Friday, June 22, 2012

Raspberry Pi - Techie Yummyness

I finally got around to discovering the Raspberry Pi project - and boy is it a fun one. It's along the same lines as my beloved OLPC project. That is, it's a charity organization that wants to get computers into the hands of kids for educational purposes. (There's also plenty of differences between the projects).

The Raspberry Pi is tiny, about the size of a credit card, and dirty cheap - just $35. Though, it's just the core computer and needs you to provide a keyboard and monitor among other things. It's the ultimate geek project, and I have the urge to buy one Just Because.

Here, see it in action:

Seems to me, that whether they intended it or not, they dodged some of issues that plagued the OLPC project, including:

  • Not allowing the marketing to outpace the technology. The technology behind the OLPC was amazing. But, not as amazing as the polished marketing effort made it look. The result: lots of disappointed owners. Selling the Pi as just a raw circuit board is brilliant: it speaks loudly and clearly that this is great technology, but don't expect polish (yet).
  • The devices are getting into the right hands. Again, because of the bare bones look, it's tech geeks that are going to be drawn to this thing. And that's a good thing, because at this stage, that's who needs to be playing with it. A general user would just get frustrated.

Two more thoughts:

1. Getting computers into the hands of kids to teach programming is among the most noble causes in the world. But, the reality is, it's us software developers who need to be working on creative solutions to do this. The hardware, while sexy and amazing, is the easy part. Coming up with a software pack and course work, now that's truly tricky territory. The Racket folks have made some excellent progress in this department, it seems.

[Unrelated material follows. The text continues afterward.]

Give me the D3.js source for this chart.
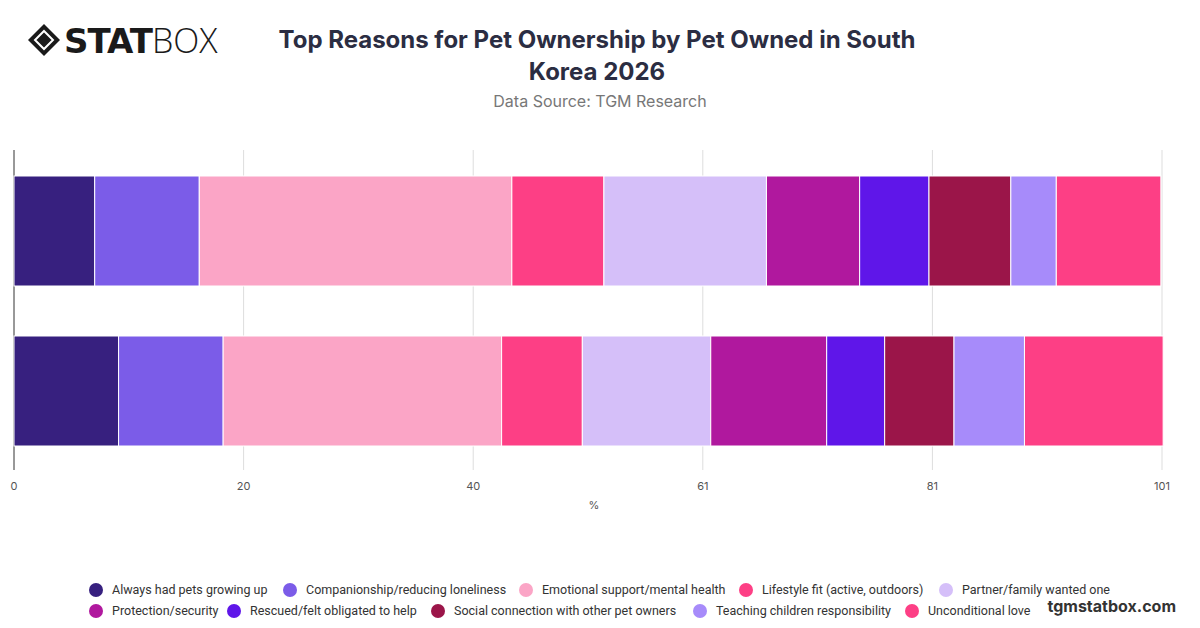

2. I love the notion of a kid having his own computer, even one he plugs and sets up himself. It takes some of the mystery out of the process, and reminds them that this isn't some magic box. There's also a sort of ownership that goes with it. To that end, you could actually simulate something like the Raspberry Pi by running Linux on a thumb drive. Again, it becomes the child's computer, even if isn't exactly all their hardware.

All in all, a most excellent project. And more importantly, when is it going to boot up into a Scheme machine?